- Records with drawing code:
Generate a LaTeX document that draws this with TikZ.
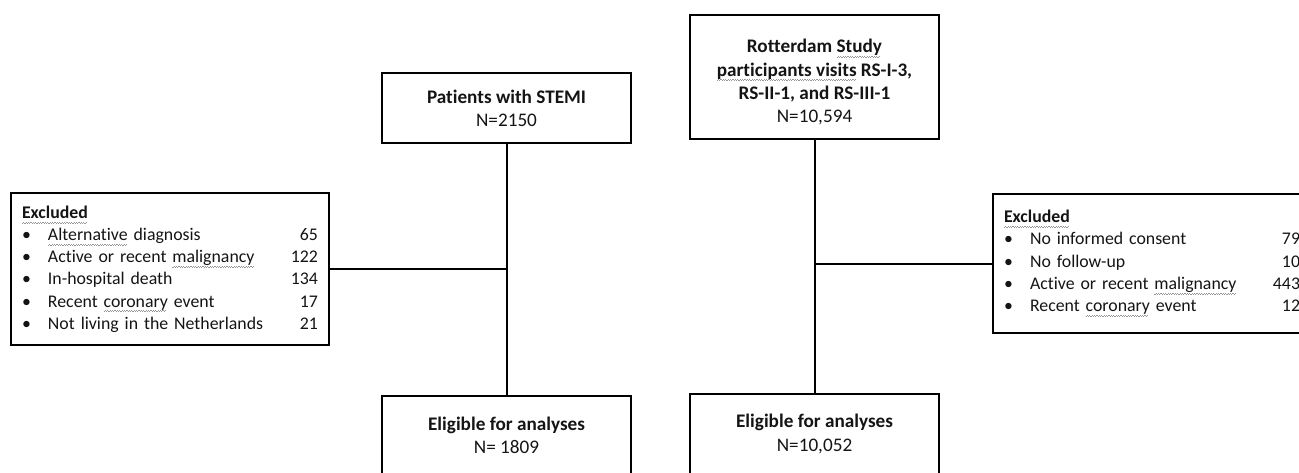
\documentclass[tikz,border=0pt]{standalone}
\usepackage{fontspec}
\setmainfont{Carlito}[Ligatures={NoCommon}]
\usepackage{xcolor}
\usetikzlibrary{positioning}
\definecolor{fcgray}{RGB}{150,150,150}
\definecolor{fctext}{RGB}{20,20,20}
\newsavebox{\sqbox}
\newcommand{\squig}[1]{\sbox{\sqbox}{#1}\rlap{\color{fcgray}\leaders\hbox{\rule[-2.6pt]{0.6pt}{0.45pt}\rule[-2.1pt]{0.6pt}{0.45pt}}\hskip\wd\sqbox}\usebox{\sqbox}}
\newcommand{\pushright}{\hspace{0pt plus 1filll}}
\newcommand{\bul}{\makebox[13pt][l]{\textbullet}}
\tikzstyle{link} = [line width=1pt, color=black]

\begin{document}
\begin{tikzpicture}[
    x=0.5pt, y=-0.5pt,
    every node/.style={text=fctext},
    box/.style={rectangle, draw=black, line width=1.1pt, minimum width=124.5pt, align=center, font=\fontsize{9.6}{11.65}\selectfont},
    exbox/.style={rectangle, draw=black, line width=1.1pt, align=left, text width=148pt, inner xsep=5.5pt, font=\fontsize{8.9}{11.1}\selectfont}
]
\useasboundingbox (0,0) rectangle (1299,472);

% STEMI side (left)
\node[box, minimum height=35pt] (stemi) at (506.5,108) {\textbf{Patients with STEMI}\\N=2150};
\node[box, minimum height=39.5pt] (eligL) at (506.5,435.5) {\textbf{Eligible for analyses}\\N= 1809};
\node[exbox, minimum height=76pt] (exclL) at (170,269) {%
\textbf{\squig{Excluded}}\\
\bul\squig{Alternative} diagnosis\pushright 65\\
\bul Active or recent \squig{malignancy}\pushright 122\\
\bul In-hospital death\pushright 134\\
\bul Recent \squig{coronary} event\pushright 17\\
\bul Not living in the Netherlands\pushright 21};

% Rotterdam Study side (right)
\node[box, minimum height=62pt] (rotter) at (814.5,77) {\rule{0pt}{12pt}\textbf{Rotterdam \squig{Study}}\\\textbf{\squig{participants visits} RS-I-3,}\\\textbf{RS-II-1, and RS-III-1}\\N=10,594};
\node[box, minimum height=40pt] (eligR) at (814.5,434) {\textbf{Eligible for analyses}\\N=10,052};
\node[exbox, minimum height=69.5pt] (exclR) at (1152,263.5) {%
\textbf{\squig{Excluded}}\\
\bul No informed consent\pushright 79\\
\bul No follow-up\pushright 10\\
\bul Active or recent \squig{malignancy}\pushright 443\\
\bul Recent \squig{coronary} event\pushright 12};

% Connectors
\draw[link] (stemi.south) -- (stemi.south |- eligL.north);
\draw[link] (exclL.east) -- (exclL.east -| stemi.south);
\draw[link] (rotter.south) -- (rotter.south |- eligR.north);
\draw[link] (exclR.west) -- (exclR.west -| rotter.south);

\end{tikzpicture}
\end{document}
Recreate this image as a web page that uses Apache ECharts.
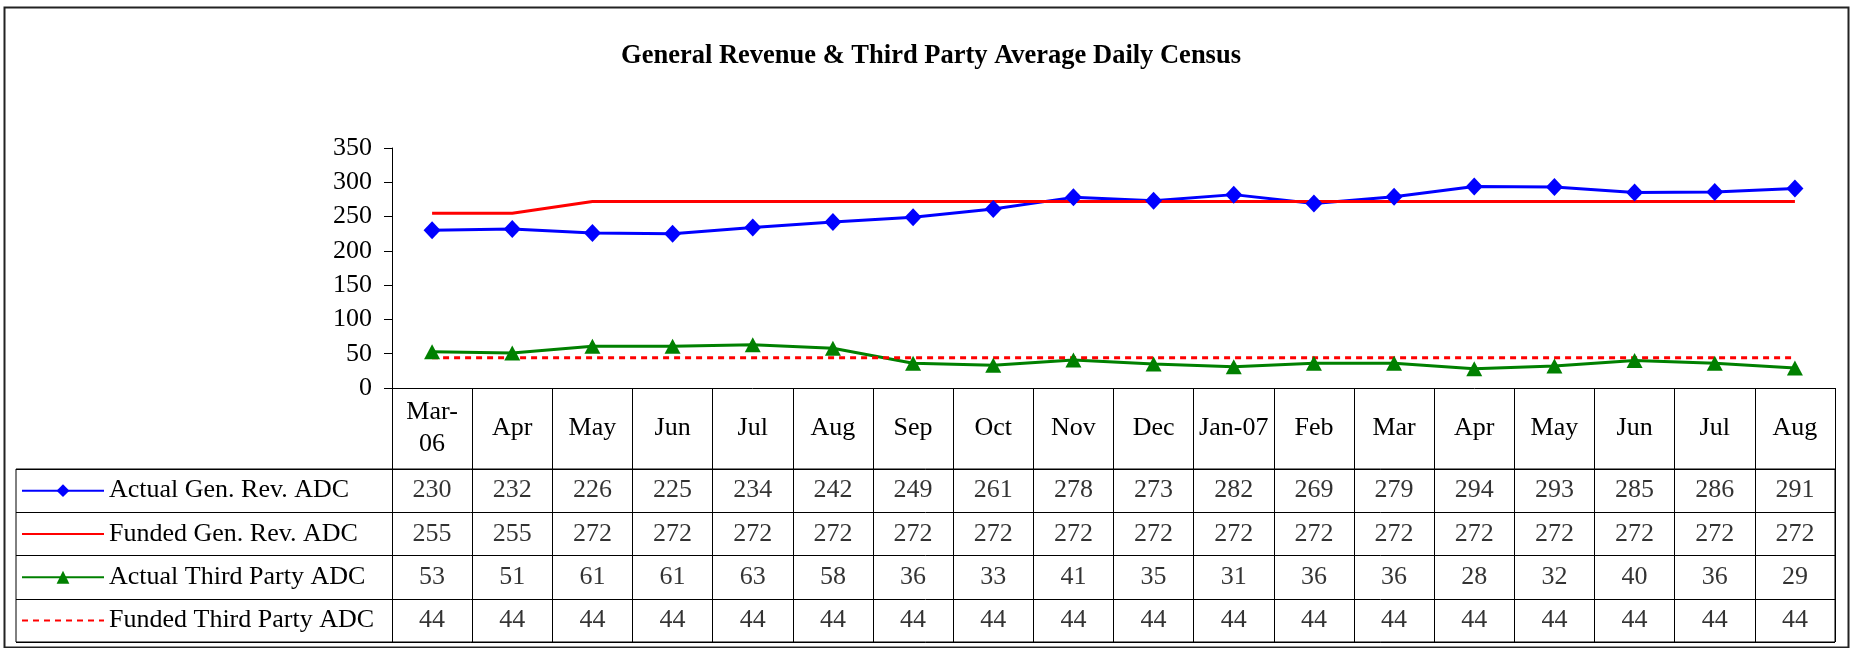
<!doctype html>
<html>
<head>
<meta charset="utf-8" />
<script src="https://cdn.jsdelivr.net/npm/echarts@6/dist/echarts.min.js"></script>
<style>
html, body { margin: 0; padding: 0; background: #fff; }
#chart { width: 1862px; height: 648px; }
</style>
</head>
<body>
<div id="chart"></div>
<script>
// months shown in the header row of the data table
const months = ['Mar-\n06', 'Apr', 'May', 'Jun', 'Jul', 'Aug', 'Sep', 'Oct', 'Nov', 'Dec',
    'Jan-07', 'Feb', 'Mar', 'Apr', 'May', 'Jun', 'Jul', 'Aug'];

const actualGenRev = [230, 232, 226, 225, 234, 242, 249, 261, 278, 273, 282, 269, 279, 294, 293, 285, 286, 291];
const fundedGenRev = [255, 255, 272, 272, 272, 272, 272, 272, 272, 272, 272, 272, 272, 272, 272, 272, 272, 272];
const actualThird = [53, 51, 61, 61, 63, 58, 36, 33, 41, 35, 31, 36, 36, 28, 32, 40, 36, 29];
const fundedThird = [44, 44, 44, 44, 44, 44, 44, 44, 44, 44, 44, 44, 44, 44, 44, 44, 44, 44];

const seriesNames = ['Actual Gen. Rev. ADC', 'Funded Gen. Rev. ADC', 'Actual Third Party ADC', 'Funded Third Party ADC'];
const yTicks = { min: 0, max: 350, interval: 50 };

const FONT = 'Liberation Serif, Times New Roman, serif';
const rows = [actualGenRev, fundedGenRev, actualThird, fundedThird];

// table cell values: [column, row, value]
let cells = [];
rows.forEach((row, i) => {
    row.forEach((v, j) => {
        cells.push([j, i, v]);
    });
});

const myChart = echarts.init(document.getElementById('chart'));

let options = {
    animation: false,
    title: {
        text: 'General Revenue & Third Party Average Daily Census',
        left: 'center',
        top: 38,
        textStyle: {
            fontFamily: FONT,
            fontSize: 26.5,
            fontWeight: 'bold',
            color: '#000'
        }
    },
    legend: {
        orient: 'vertical',
        left: 21,
        top: 469,
        padding: 0,
        itemWidth: 82,
        itemHeight: 16,
        itemGap: 0,
        data: [
            { name: seriesNames[0] },
            { name: seriesNames[1], itemStyle: { opacity: 0 } },
            { name: seriesNames[2] },
            { name: seriesNames[3], itemStyle: { opacity: 0 } }
        ],
        textStyle: {
            fontFamily: FONT,
            fontSize: 26,
            lineHeight: 43.3,
            color: '#000'
        }
    },
    graphic: [{
        type: 'rect',
        shape: { x: 4.5, y: 7.5, width: 1844, height: 640 },
        style: { fill: 'none', stroke: '#222', lineWidth: 2 },
        silent: true
    }],
    grid: [
        // plot area
        { left: 392, right: 27, top: 148, bottom: 260 },
        // table borders (including legend column)
        { left: 16, right: 27, top: 469, bottom: 6, show: true, borderColor: '#000', borderWidth: 1 },
        // table values
        { left: 392, right: 27, top: 469, bottom: 6 }
    ],
    xAxis: [{
        gridIndex: 0,
        type: 'category',
        data: months,
        boundaryGap: true,
        axisLine: { lineStyle: { color: '#000', width: 1 } },
        axisTick: { show: true, interval: 0, length: 254, alignWithLabel: false, lineStyle: { color: '#000', width: 1 } },
        axisLabel: {
            interval: 0,
            margin: 40,
            verticalAlign: 'middle',
            fontFamily: FONT,
            fontSize: 26,
            lineHeight: 32,
            color: '#000'
        }
    }, {
        gridIndex: 1,
        type: 'value',
        min: 0,
        max: 1,
        show: false
    }, {
        gridIndex: 2,
        type: 'category',
        data: months,
        show: false
    }],
    yAxis: [{
        gridIndex: 0,
        type: 'value',
        min: yTicks.min,
        max: yTicks.max,
        interval: yTicks.interval,
        axisLine: { show: true, lineStyle: { color: '#000', width: 1 } },
        axisTick: { show: true, length: 8, lineStyle: { color: '#000' } },
        splitLine: { show: false },
        axisLabel: {
            margin: 20,
            fontFamily: FONT,
            fontSize: 26,
            color: '#000'
        }
    }, {
        gridIndex: 1,
        type: 'category',
        inverse: true,
        data: seriesNames,
        axisLine: { show: false },
        axisTick: { show: false },
        axisLabel: { show: false },
        splitLine: { show: true, interval: 0, lineStyle: { color: '#000', width: 1 } }
    }, {
        gridIndex: 2,
        type: 'category',
        inverse: true,
        data: seriesNames,
        show: false
    }],
    series: [{
        name: seriesNames[0],
        type: 'line',
        data: actualGenRev,
        symbol: 'diamond',
        symbolSize: [17, 18],
        color: '#0000ff',
        lineStyle: { color: '#0000ff', width: 3 },
        itemStyle: { color: '#0000ff' }
    }, {
        name: seriesNames[1],
        type: 'line',
        data: fundedGenRev,
        symbol: 'none',
        color: '#ff0000',
        lineStyle: { color: '#ff0000', width: 3 }
    }, {
        name: seriesNames[2],
        type: 'line',
        data: actualThird,
        symbol: 'triangle',
        symbolSize: [16, 15],
        color: '#008000',
        lineStyle: { color: '#008000', width: 3 },
        itemStyle: { color: '#008000' }
    }, {
        name: seriesNames[3],
        type: 'line',
        data: fundedThird,
        symbol: 'none',
        color: '#ff0000',
        lineStyle: { color: '#ff0000', width: 3, type: [6, 5] }
    }, {
        name: 'table',
        type: 'scatter',
        xAxisIndex: 2,
        yAxisIndex: 2,
        data: cells,
        symbolSize: 2,
        itemStyle: { color: 'rgba(0,0,0,0)' },
        label: {
            show: true,
            position: 'inside',
            formatter: p => String(p.value[2]),
            fontFamily: FONT,
            fontSize: 26,
            color: '#000'
        },
        silent: true
    }]
};

myChart.setOption(options);
</script>
</body>
</html>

- GIVEN PROBLEM:
Please return, exactly as written, the lines from the first line of the records above through the line containing "(0,0) rectangle (1299,472);", both included, leaving out any pictures.

- ANSWER IN FULL:
Generate a LaTeX document that draws this with TikZ.
\documentclass[tikz,border=0pt]{standalone}
\usepackage{fontspec}
\setmainfont{Carlito}[Ligatures={NoCommon}]
\usepackage{xcolor}
\usetikzlibrary{positioning}
\definecolor{fcgray}{RGB}{150,150,150}
\definecolor{fctext}{RGB}{20,20,20}
\newsavebox{\sqbox}
\newcommand{\squig}[1]{\sbox{\sqbox}{#1}\rlap{\color{fcgray}\leaders\hbox{\rule[-2.6pt]{0.6pt}{0.45pt}\rule[-2.1pt]{0.6pt}{0.45pt}}\hskip\wd\sqbox}\usebox{\sqbox}}
\newcommand{\pushright}{\hspace{0pt plus 1filll}}
\newcommand{\bul}{\makebox[13pt][l]{\textbullet}}
\tikzstyle{link} = [line width=1pt, color=black]

\begin{document}
\begin{tikzpicture}[
    x=0.5pt, y=-0.5pt,
    every node/.style={text=fctext},
    box/.style={rectangle, draw=black, line width=1.1pt, minimum width=124.5pt, align=center, font=\fontsize{9.6}{11.65}\selectfont},
    exbox/.style={rectangle, draw=black, line width=1.1pt, align=left, text width=148pt, inner xsep=5.5pt, font=\fontsize{8.9}{11.1}\selectfont}
]
\useasboundingbox (0,0) rectangle (1299,472);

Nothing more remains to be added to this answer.